Mr. Cardinal now seeks to withdraw his plea to the violation of probation. It appears from the record, however, that the trial court carefully considered the evidence of Mr. Cardinal’s limited mental abilities, and his medical and mental health history, as well as the reports of various experts. It concluded, based primarily on the reports of two experts, that Mr. Cardinal often uses his limited intellect as an excuse for his aberrational behaviors. All who have come in contact with this case, including the trial judge, have concluded that Mr. Cardinal suffers from some serious mental limitations. It appears, nevertheless, that Mr. Cardinal will continue to be housed in prison.

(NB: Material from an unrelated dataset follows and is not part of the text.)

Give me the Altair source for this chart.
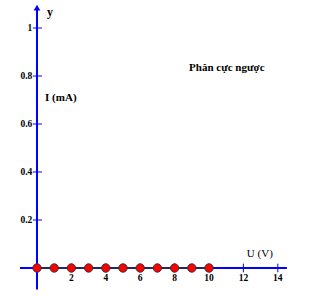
import altair as alt
import pandas as pd

# data
u_values = [0, 1, 2, 3, 4, 5, 6, 7, 8, 9, 10]
i_values = [0, 0, 0, 0, 0, 0, 0, 0, 0, 0, 0]
y_ticks = [0.2, 0.4, 0.6, 0.8, 1.0]
y_tick_labels = ["0.2", "0.4", "0.6", "0.8", "1"]
x_ticks = [2, 4, 6, 8, 10, 12, 14]
x_tick_labels = ["2", "4", "6", "8", "10", "12", "14"]

W, H = 325, 296
xs = alt.Scale(domain=[-2.151, 16.744], nice=False, zero=False)
ys = alt.Scale(domain=[-0.1167, 1.1167], nice=False, zero=False)
BLUE = "#0000ff"
FONT = "Liberation Serif"

pts = pd.DataFrame({"u": u_values, "i": i_values})

def X(f="x"):
    return alt.X(f"{f}:Q", scale=xs, axis=None)

def Y(f="y"):
    return alt.Y(f"{f}:Q", scale=ys, axis=None)

# axes lines
yaxis = alt.Chart(pd.DataFrame({"x": [0], "y": [-0.09], "y2": [1.075]})).mark_rule(
    color=BLUE, strokeWidth=2).encode(x=X(), y=Y(), y2="y2:Q")
xaxis = alt.Chart(pd.DataFrame({"x": [-0.99], "x2": [14.53], "y": [0]})).mark_rule(
    color=BLUE, strokeWidth=2).encode(x=X(), x2="x2:Q", y=Y())
arrow = alt.Chart(pd.DataFrame({"x": [0], "y": [1.085]})).mark_point(
    shape="triangle-up", filled=True, color=BLUE, size=45, opacity=1).encode(x=X(), y=Y())

ytk = pd.DataFrame({"y": y_ticks, "lab": y_tick_labels})
ytick_marks = alt.Chart(ytk).mark_rule(color=BLUE, strokeWidth=1).encode(
    x=alt.X("a:Q", scale=xs, axis=None), x2="b:Q", y=Y()
).transform_calculate(a="-0.24", b="0.29")
ytick_text = alt.Chart(ytk).mark_text(
    align="right", baseline="middle", font=FONT, fontSize=9.5, fontWeight="bold", color="black"
).encode(x=alt.X("a:Q", scale=xs, axis=None), y=Y(), text="lab:N").transform_calculate(a="-0.27")

xtk = pd.DataFrame({"x": x_ticks, "lab": x_tick_labels})
xtick_marks = alt.Chart(xtk).mark_rule(color=BLUE, strokeWidth=1).encode(
    x=X(), y=alt.Y("a:Q", scale=ys, axis=None), y2="b:Q"
).transform_calculate(a="-0.018", b="0.018")
xtick_text = alt.Chart(xtk).mark_text(
    align="center", baseline="middle", font=FONT, fontSize=9.5, fontWeight="bold", color="black"
).encode(x=X(), y=alt.Y("a:Q", scale=ys, axis=None), text="lab:N").transform_calculate(a="-0.042")

line = alt.Chart(pts).mark_line(color="#333333", strokeWidth=1.5).encode(
    x=X("u"), y=Y("i"))
dots = alt.Chart(pts).mark_point(
    filled=True, fill="#ff0000", stroke="#333333", strokeWidth=1, size=70, opacity=1
).encode(x=X("u"), y=Y("i"))

labels = pd.DataFrame({
    "x": [0.58, 0.47, 8.84, 12.2],
    "y": [1.067, 0.708, 0.833, 0.058],
    "t": ["y", "I (mA)", "Phân cực ngược", "U (V)"],
    "w": ["bold", "bold", "bold", "normal"],
    "s": [12, 11, 11, 11],
})
lab_bold = alt.Chart(labels).transform_filter("datum.w == 'bold'").mark_text(
    align="left", baseline="middle", font=FONT, fontWeight="bold", color="black"
).encode(x=X(), y=Y(), text="t:N", size=alt.Size("s:Q", scale=None, legend=None))
lab_norm = alt.Chart(labels).transform_filter("datum.w == 'normal'").mark_text(
    align="left", baseline="middle", font=FONT, color="black"
).encode(x=X(), y=Y(), text="t:N", size=alt.Size("s:Q", scale=None, legend=None))

chart = alt.layer(
    yaxis, xaxis, arrow, ytick_marks, xtick_marks, ytick_text, xtick_text,
    line, dots, lab_bold, lab_norm
).properties(
    width=W, height=H, padding=0, autosize=alt.AutoSizeParams(type="none"),
    background="white"
).configure_view(stroke=None)

chart.save("out.html", embed_options={"renderer": "svg", "actions": False})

We come to this conclusion because we review a trial court’s determination to grant or deny a motion to withdraw a plea using an abuse of discretion standard. See Opas v. State, 868 So.2d 598 (Fla. 5th DCA 2004). Using this standard it is obvious that we must affirm. The trial judge actually heard the testimony, took the plea, and judged the credibility of the witnesses before him. We do not mean to minimize the criminal acts for which Mr. Cardinal was imprisoned. It is unfortunate, however, that there is not a better way to both safeguard society and to handle persons such as Mr. Cardinal, other than to place him back in a prison environment.

AFFIRMED.

PLEUS, C.J. and ORFINGER, J., concur.